Penggunaan caru Eka Sata ini, sebut Jro Anom, disebabkan karena jangkauannya sempit hanya di lingkungan rumah saja. Berbeda jika melakukan pacaruan di pura atau di tingkat desa, maka wajib menggunakan caru Panca Sata.
Sedangkan untuk banten ngulapin adalah banten suci, banten peras pejati, banten pangulapan pangambean, banten pasupati, banten sesayut pangenteg sari, dan yang paling penting adalah banten tegteg atau daksina sebagai sthana Bhagawan Wiswakarma.“Setelah karang dinetralisasi, barulah Bhagawan Wiswakarma dipanggil melalui upacara ngulapin. Sehingga Bhagawan Wiswakarma kembali berstana,” bebernya.

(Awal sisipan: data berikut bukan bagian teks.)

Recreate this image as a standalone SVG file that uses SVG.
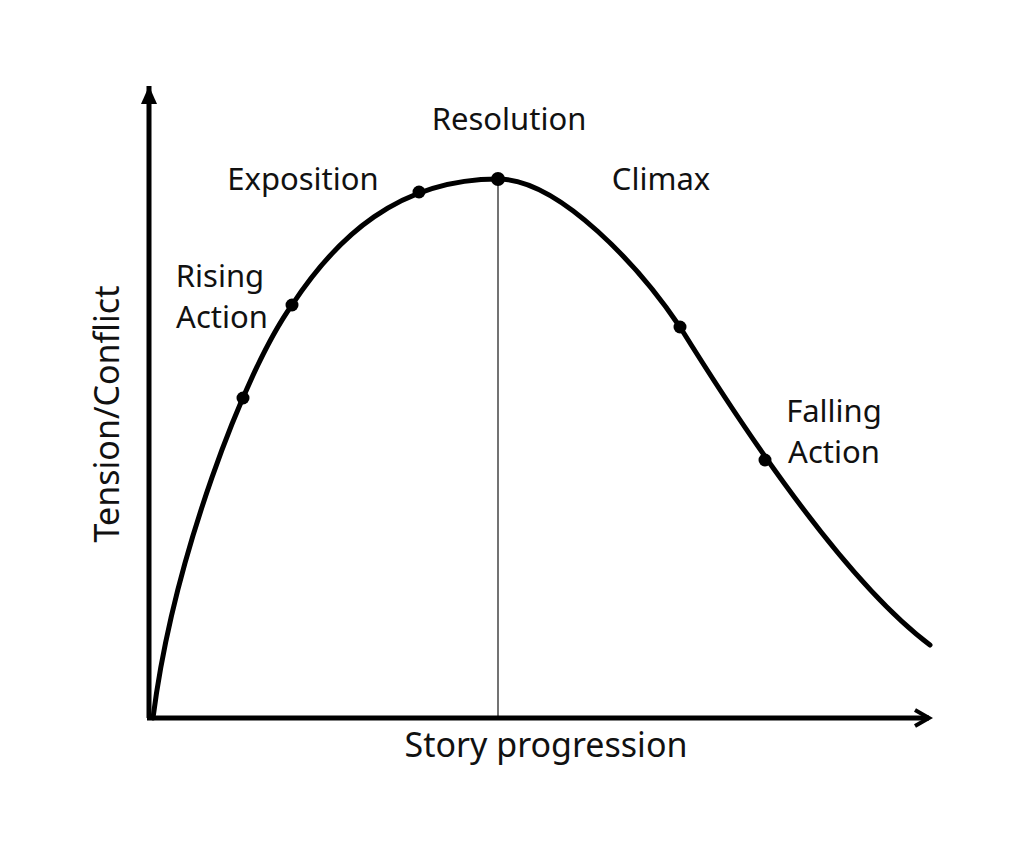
<svg xmlns="http://www.w3.org/2000/svg" width="1024" height="843" viewBox="0 0 1024 843">
<style>
.t{font-family:"Noto Sans","DejaVu Sans",sans-serif;font-size:31px;fill:#111;text-anchor:middle}
.ax{stroke:#000;stroke-width:5;fill:none}
.dot{fill:#000}
</style>
<defs>
<marker id="up" markerWidth="20" markerHeight="16" refX="18" refY="8" orient="auto" markerUnits="userSpaceOnUse">
<path d="M0,0 L18,8 L0,16 Z" fill="#000"/>
</marker>
<marker id="rt" markerWidth="20" markerHeight="20" refX="16" refY="10" orient="auto" markerUnits="userSpaceOnUse">
<path d="M2,2 L16,10 L2,18" fill="none" stroke="#000" stroke-width="4"/>
</marker>
</defs>
<rect width="1024" height="843" fill="#fff"/>
<g id="connectors">
<line x1="498" y1="181" x2="498" y2="716" stroke="#444" stroke-width="1.5"/>
<path class="ax" d="M149,718 L149,86" marker-end="url(#up)"/>
<path class="ax" d="M147,718 L929,718" marker-end="url(#rt)"/>
<path d="M153,718 C173,560 244,372 292,305 C336,238 398,179 498,179 C560,179 641,269 680,327 C754,446 850,585 930,645" fill="none" stroke="#000" stroke-width="5" stroke-linecap="round" stroke-linejoin="round"/>
</g>
<g id="dots">
<circle class="dot" cx="243" cy="398" r="6.5"/>
<circle class="dot" cx="292" cy="305" r="6.5"/>
<circle class="dot" cx="419" cy="192" r="6.5"/>
<circle class="dot" cx="498" cy="179" r="7"/>
<circle class="dot" cx="680" cy="327" r="6.5"/>
<circle class="dot" cx="765" cy="460" r="6.5"/>
</g>
<g id="labels">
<text class="t" x="509" y="130">Resolution</text>
<text class="t" x="303" y="190">Exposition</text>
<text class="t" x="661" y="190">Climax</text>
<text class="t" x="220" y="287">Rising</text>
<text class="t" x="222" y="328">Action</text>
<text class="t" x="834" y="422">Falling</text>
<text class="t" x="834" y="463">Action</text>
<text class="t" x="546" y="757" style="font-size:34px">Story progression</text>
<text class="t" transform="translate(119,414) rotate(-90)" style="font-size:34px">Tension/Conflict</text>
</g>
</svg>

Saat bencana menerjang, tentu tak hanya pekarangan dan rumah saja yang terdampak. Bagaimana dengan palinggih panunggun karang yang terkena banjir? Dosen STAHN Mpu Kuturan ini kembali menjelaskan, jika sanggah kemulan dan merajan alit terkena bencana harus dibuatkan banten Guru Piduka Alit (permohonan maaf). selain itu, ada juga banten Peras Pajati.
Upacara pacaruan dan ngulapin ini, sebut pria kelahiran Desa Kekeran, Kecamatan Busungbiu ini, tepat dilaksanakan saat Kajeng Kliwon atau bertepatan Tilem. Menurutnya, Kajeng Kliwon merupakan pertemuan tri wara kajeng dengan pancawara kliwon. Pertemuan antara Kajeng dengan Kliwon, diyakini sebagai saat energi alam semesta yang memiliki unsur dualitas bertemu satu sama lainnya.
“Rahina Kajeng Kliwon diperingati sebagai hari turunnya para bhuta untuk mencari orang yang tidak melaksanakan dharma agama, dan pada hari ini pula para bhuta muncul menilai manusia yang melaksanakan dharma. Maka, sangat tepat melaksanakan pacaruan sekaligus memarisudha pekarangan saat hari ini,” ujarnya.
Waktu ini dikatakan tepat, lanjutnya, karena merupakan perwujudan bhakti dan sradha kita kepada Hyang Siwa (Ida Sang Hyang Widhi Wasa) telah mengembalikan (Somya) Sang Tiga Bhucari.
“Berarti kita telah mengembalikan keseimbangan alam niskala dari alam bhuta menjadi alam dewa (penuh sinar),” pungkasnya.